The firm also said an in-built messaging service would allow traders to communicate while carrying out block trades, options and analytics. Although the options service will launch fee-free, Bakkt will begin charging $1.25 per contract from January 2020. Omar Bham, a content creator and frequent commentator on developments across the industry, explained to Cointelegraph why options are considered a fairly safe bet for investors in comparison to futures:
“They allow speculators to have the ‘option,’ but not obligation to finalize an expected short or long position (call/put). Futures payout gains/losses daily, and can hurt of certain positions are held. Options really only hurt traders via whatever they paid for the contract premium (price of opening the contract). Options will attract a whole other mature class of speculators to BAKKT, which could drive much more volume to the platform.”
Bham told Cointelegraph that Bakkt’s options service could further increase institutional investment in cryptocurrency, “As BAKKT caters to institutional players with big capital, increased volume from options should beget even more volume, as the platforms credibility grows.” He went on to add that because Bakkt requires BTC for settlements, it could drive the demand for crypto.
While many analysts were initially disappointed by Bakkt’s early BTC futures volumes, Bham outlined his view to Cointelegraph that both platforms will grow organically over time:
“BAKKT will continue to become an institutional household name, due to their association with ICE. As volumes grow, this will expedite even faster future growth.”
Prominent crypto analyst on Twitter “Dave the Wave” also told Cointelegraph that Bakkt’s options launch would funnel more institutional money into crypto markets.
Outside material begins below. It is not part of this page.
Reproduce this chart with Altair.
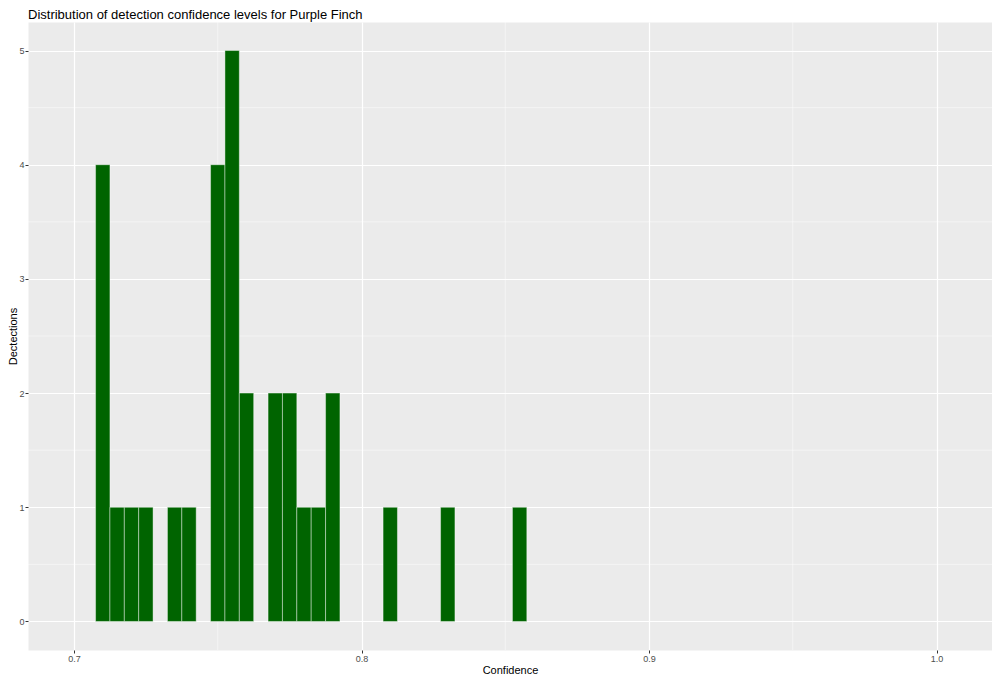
import altair as alt
import pandas as pd

# Histogram bins (centres, binwidth 0.005) and counts
bin_centers = [0.71, 0.715, 0.72, 0.725, 0.735, 0.74, 0.75, 0.755, 0.76,
               0.77, 0.775, 0.78, 0.785, 0.79, 0.81, 0.83, 0.855]
counts = [4, 1, 1, 1, 1, 1, 4, 5, 2, 2, 2, 1, 1, 2, 1, 1, 1]
bin_width = 0.005

x_ticks = [0.7, 0.8, 0.9, 1.0]
y_ticks = [0, 1, 2, 3, 4, 5]
x_minor = [0.75, 0.85, 0.95]
y_minor = [0.5, 1.5, 2.5, 3.5, 4.5]

df = pd.DataFrame({"center": bin_centers, "count": counts})

xscale = alt.Scale(domain=[0.684, 1.0193], nice=False, zero=False)
yscale = alt.Scale(domain=[-0.25, 5.25], nice=False, zero=False)

x_axis = alt.Axis(values=x_ticks, format=".1f", title="Confidence",
                  labelPadding=1, titlePadding=1)
y_axis = alt.Axis(values=y_ticks, format="d", title="Dectections",
                  labelPadding=1, titlePadding=0)

minor_x = alt.Chart(pd.DataFrame({"v": x_minor})).mark_rule(
    color="white", strokeWidth=0.6, opacity=0.8
).encode(x=alt.X("v:Q", scale=xscale, axis=x_axis))

minor_y = alt.Chart(pd.DataFrame({"v": y_minor})).mark_rule(
    color="white", strokeWidth=0.6, opacity=0.8
).encode(y=alt.Y("v:Q", scale=yscale, axis=y_axis))

half = bin_width / 2
bars = alt.Chart(df).transform_calculate(
    x0=f"datum.center - {half}",
    x1=f"datum.center + {half}",
).mark_rect(color="#006400", stroke="white", strokeWidth=0.6, strokeOpacity=0.7).encode(
    x=alt.X("x0:Q", scale=xscale, axis=x_axis),
    x2="x1:Q",
    y=alt.Y("count:Q", scale=yscale, axis=y_axis),
    y2=alt.datum(0),
)

chart = alt.layer(minor_x, minor_y, bars).properties(
    width=964,
    height=628,
    autosize=alt.AutoSizeParams(type="none"),
    padding={"left": 20, "top": 14, "right": 0, "bottom": 27},
    title=alt.TitleParams(
        "Distribution of detection confidence levels for Purple Finch",
        anchor="start", frame="group", fontSize=13, font="Liberation Sans",
        fontWeight="normal", color="black", offset=0,
    ),
).configure_view(
    fill="#EBEBEB", strokeOpacity=0
).configure_axis(
    grid=True, gridColor="white", gridWidth=1.2, domain=False,
    tickColor="#333333", tickSize=3, tickWidth=1,
    labelColor="#4D4D4D", labelFont="Liberation Sans", labelFontSize=9,
    titleFont="Liberation Sans", titleFontSize=11, titleFontWeight="normal",
    titleColor="black",
)

chart.save("out.html", embed_options={"renderer": "svg", "actions": False})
The analyst explained that the boost in liquidity could reduce volatility, leading to an eventual rise in prices.
Joseph Edwards, head of research for Enigma Securities, an institutional and corporate-facing over-the-counter crypto firm, told Cointelegraph that regulated Bitcoin options will benefit the industry long term:
“In the short term, while we’re optimistic and we see greater and quicker utility than was the case for the monthly futures release, we suspect that the markets still have September’s lesson in memory and that it will be unlikely to move the needle either way.”
While Edwards takes a dim view of the service that Bakkt is currently offering, he admitted that the discrepancy in volumes since the platform’s launch could come down to low usage from day traders, adding that, “What Bakkt currently offers in terms of its futures product does not provide game-changing utility.”
For Edwards, although the ripples from the Chinese government’s shift on blockchain might have had an immediate effect, it could be unwise to assume that institutional investment will be similarly impacted:
“We are taking a wait-and-see approach here, and would caution against assuming too much too quickly. The real implications for development are more likely going to be felt in the 1–3 year timespan than right away; we see it as fairly neutral for institutional interest in the short term.”
Bakkt pairs up with Starbucks
Although most of Bakkt’s commercial services have targeted institutional investment, the firm announced its entrance into the mobile payments sector with a new app-based project. Building on the momentum of the record volumes witnessed in its Bitcoin futures platform, the company announced in an Oct. 28 blog post that it would launch an app to help customers “unlock the value of digital assets.”
Thin on substance but big on ambition, the announcement revealed that the coffee behemoth Starbucks would accept digital payments in its stores. Starbucks’ vice president of partnerships and payments, Maria Smith, said:
“Starbucks will play a pivotal role in developing practical, trusted and regulated applications for consumers to convert their digital assets into US dollars for use at Starbucks.”
It remains unclear exactly how Bakkt will exchange digital assets into USD at points-of-sale. Smith indicated that the system for Starbucks Rewards, which has around 15 million members, could serve as a template for the payments scheme. Mike Novogratz, head of cryptocurrency merchant bank Digital Galaxy, tweeted his view that the venture from Bakkt and Starbucks is a sign that crypto acceptance is just around the corner:
“Follow this space. I.e., this is a big deal. Crypto acceptance is coming. Bakkt to launch consumer app in the first half of 2020; will test product with Starbucks.”
Joe Weisenthal, editor of Bloomberg Business and prominent finance commentator, criticized Novogratz’s tweet, commenting that coffee can already be bought with a wide range of payment systems and that the introduction of a crypto option was unlikely to change anything, saying: “I disagree. It is incredibly easy to buy coffee these days with a range of payment systems, and I can’t fathom how or why a crypto-based system will improve anything.”